A News 4 Investigation in March featured three Western New York women who claimed they were the victims of an online romance scam.
Romance scams involve people pretending to seek companionship or romance online. Victims think they’re involved with an honest and trustworthy companion, often for several months or longer, without ever meeting in person.
“They’re meeting these people. They don’t realize that the person on the other end may or may not be the person they think they are,” said Janette, an IC3 Internet crime specialist.
Tracking Internet crimes is one thing. Getting the money back is another.
“Your chances of getting your money back are probably slimmer than we would hope, “ Gregory added.
And while there are multiple arrests and convictions every year for Internet-related crimes, recovering stolen money can be a heavy lift.
“Once the money leaves the U.S. shores either electronically or in the real world it’s very, very difficult for us to get it back,” said William Hochul, U.S. Attorney for the Western District of New York.
According to Hochul, law enforcement has had success prosecuting cases where the predators are located in the U.S.

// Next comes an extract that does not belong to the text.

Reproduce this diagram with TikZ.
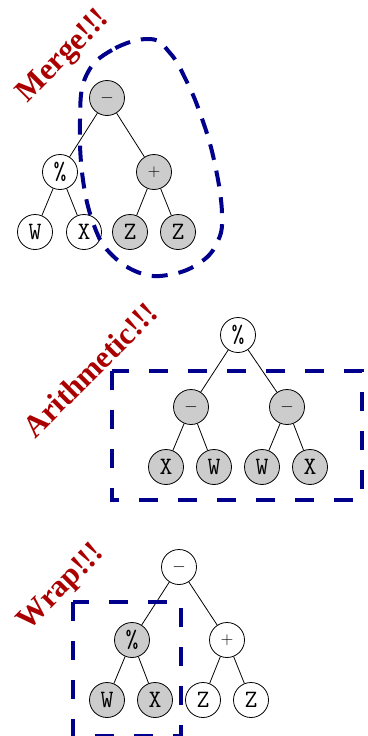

“They have some sort of assets or bank accounts of their own. In that instance we can put seizure warrants on the property of the defendants, and then after conviction try to get it back to the victims.”

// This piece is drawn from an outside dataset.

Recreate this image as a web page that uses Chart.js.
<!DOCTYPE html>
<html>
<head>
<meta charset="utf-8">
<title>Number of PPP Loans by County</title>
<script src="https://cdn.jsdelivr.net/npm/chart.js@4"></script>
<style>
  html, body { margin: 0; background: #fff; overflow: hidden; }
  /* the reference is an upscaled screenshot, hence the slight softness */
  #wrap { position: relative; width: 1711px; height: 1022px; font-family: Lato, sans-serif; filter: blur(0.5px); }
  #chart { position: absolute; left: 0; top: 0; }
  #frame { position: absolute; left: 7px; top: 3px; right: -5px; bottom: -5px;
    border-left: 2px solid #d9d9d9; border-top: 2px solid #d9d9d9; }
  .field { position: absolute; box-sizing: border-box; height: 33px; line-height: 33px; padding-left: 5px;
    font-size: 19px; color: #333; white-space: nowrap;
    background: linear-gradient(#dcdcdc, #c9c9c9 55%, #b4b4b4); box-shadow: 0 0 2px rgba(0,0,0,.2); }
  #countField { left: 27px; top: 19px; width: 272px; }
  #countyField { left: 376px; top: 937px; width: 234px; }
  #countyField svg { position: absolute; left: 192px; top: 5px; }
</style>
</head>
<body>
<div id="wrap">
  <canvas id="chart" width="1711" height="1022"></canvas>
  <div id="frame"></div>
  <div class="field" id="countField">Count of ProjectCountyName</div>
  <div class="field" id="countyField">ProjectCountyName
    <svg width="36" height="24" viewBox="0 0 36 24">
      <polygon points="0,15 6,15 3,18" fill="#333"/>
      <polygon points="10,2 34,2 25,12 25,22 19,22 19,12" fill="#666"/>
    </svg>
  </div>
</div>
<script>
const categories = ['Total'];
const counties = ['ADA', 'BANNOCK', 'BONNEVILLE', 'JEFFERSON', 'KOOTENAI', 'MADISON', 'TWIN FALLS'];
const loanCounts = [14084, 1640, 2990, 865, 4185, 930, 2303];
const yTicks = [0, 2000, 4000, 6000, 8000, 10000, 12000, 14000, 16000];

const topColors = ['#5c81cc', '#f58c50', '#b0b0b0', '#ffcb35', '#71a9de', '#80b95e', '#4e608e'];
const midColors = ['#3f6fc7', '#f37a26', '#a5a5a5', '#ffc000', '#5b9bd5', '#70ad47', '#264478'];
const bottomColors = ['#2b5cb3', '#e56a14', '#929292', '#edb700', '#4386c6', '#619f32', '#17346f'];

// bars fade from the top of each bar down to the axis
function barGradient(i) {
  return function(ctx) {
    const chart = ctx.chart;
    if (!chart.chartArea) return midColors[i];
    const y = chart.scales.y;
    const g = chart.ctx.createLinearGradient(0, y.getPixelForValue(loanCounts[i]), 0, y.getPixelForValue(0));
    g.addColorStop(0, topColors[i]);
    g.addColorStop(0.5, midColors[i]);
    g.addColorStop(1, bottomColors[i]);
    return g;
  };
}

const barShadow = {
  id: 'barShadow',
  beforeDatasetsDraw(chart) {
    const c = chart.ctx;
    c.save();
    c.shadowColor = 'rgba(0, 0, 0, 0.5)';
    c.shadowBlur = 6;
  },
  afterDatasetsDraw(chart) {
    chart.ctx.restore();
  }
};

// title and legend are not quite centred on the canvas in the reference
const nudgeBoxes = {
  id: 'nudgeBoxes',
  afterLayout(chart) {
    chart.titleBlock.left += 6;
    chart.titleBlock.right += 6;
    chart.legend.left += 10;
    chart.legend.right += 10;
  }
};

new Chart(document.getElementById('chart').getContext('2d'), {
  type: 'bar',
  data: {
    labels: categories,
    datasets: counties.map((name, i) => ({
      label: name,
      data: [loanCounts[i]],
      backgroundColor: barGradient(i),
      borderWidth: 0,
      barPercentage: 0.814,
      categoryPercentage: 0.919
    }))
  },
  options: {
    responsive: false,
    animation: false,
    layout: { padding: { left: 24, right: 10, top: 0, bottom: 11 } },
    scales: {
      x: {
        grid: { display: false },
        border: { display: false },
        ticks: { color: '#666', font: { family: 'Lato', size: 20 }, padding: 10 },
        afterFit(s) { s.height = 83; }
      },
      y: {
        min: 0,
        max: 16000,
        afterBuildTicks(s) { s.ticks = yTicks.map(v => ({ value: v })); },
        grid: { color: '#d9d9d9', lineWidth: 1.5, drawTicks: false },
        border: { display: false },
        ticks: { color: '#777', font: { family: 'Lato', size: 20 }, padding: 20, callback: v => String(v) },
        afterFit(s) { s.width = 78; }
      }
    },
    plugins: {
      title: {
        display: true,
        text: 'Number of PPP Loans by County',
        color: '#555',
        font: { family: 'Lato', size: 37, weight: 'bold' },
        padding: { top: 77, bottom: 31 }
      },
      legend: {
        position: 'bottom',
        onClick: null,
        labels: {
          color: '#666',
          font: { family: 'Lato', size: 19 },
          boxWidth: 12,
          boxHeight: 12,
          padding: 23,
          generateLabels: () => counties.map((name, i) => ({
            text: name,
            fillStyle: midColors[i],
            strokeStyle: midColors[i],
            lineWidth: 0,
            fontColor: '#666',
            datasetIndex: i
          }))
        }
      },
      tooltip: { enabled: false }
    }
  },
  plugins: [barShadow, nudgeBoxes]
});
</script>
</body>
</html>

The FBI actively highlights the capabilities of IC3 to local law enforcement and assists them in gaining IC3 access for their own intelligence and investigative purposes.
Brian Boetig, special agent in charge of the Buffalo FBI office, said law enforcement agencies in the Western New York area are trying to get ahead of the game.
He said the FBI assists local law enforcement agencies in developing their own in-house investigative capabilities, and investigates cases when the crimes reach federal thresholds.
“It’s a very difficult crime especially for a local police department to have to work when the subjects usually don’t live in the same city, and often times they live overseas,” said Boetig. “You’re talking about a victim that lives in one place. A suspect who lives in another place…might even be out of the country who banks in a third location.”
That complexity makes IC3s job of aggregating victim information critical in terms of piecing together the best possible case.
And it doesn’t matter how big or small the financial loss.
“If they file that complaint maybe there were another hundred people that shared the same dollar loss, and we can build that case and get that out to law enforcement,” Gregory said.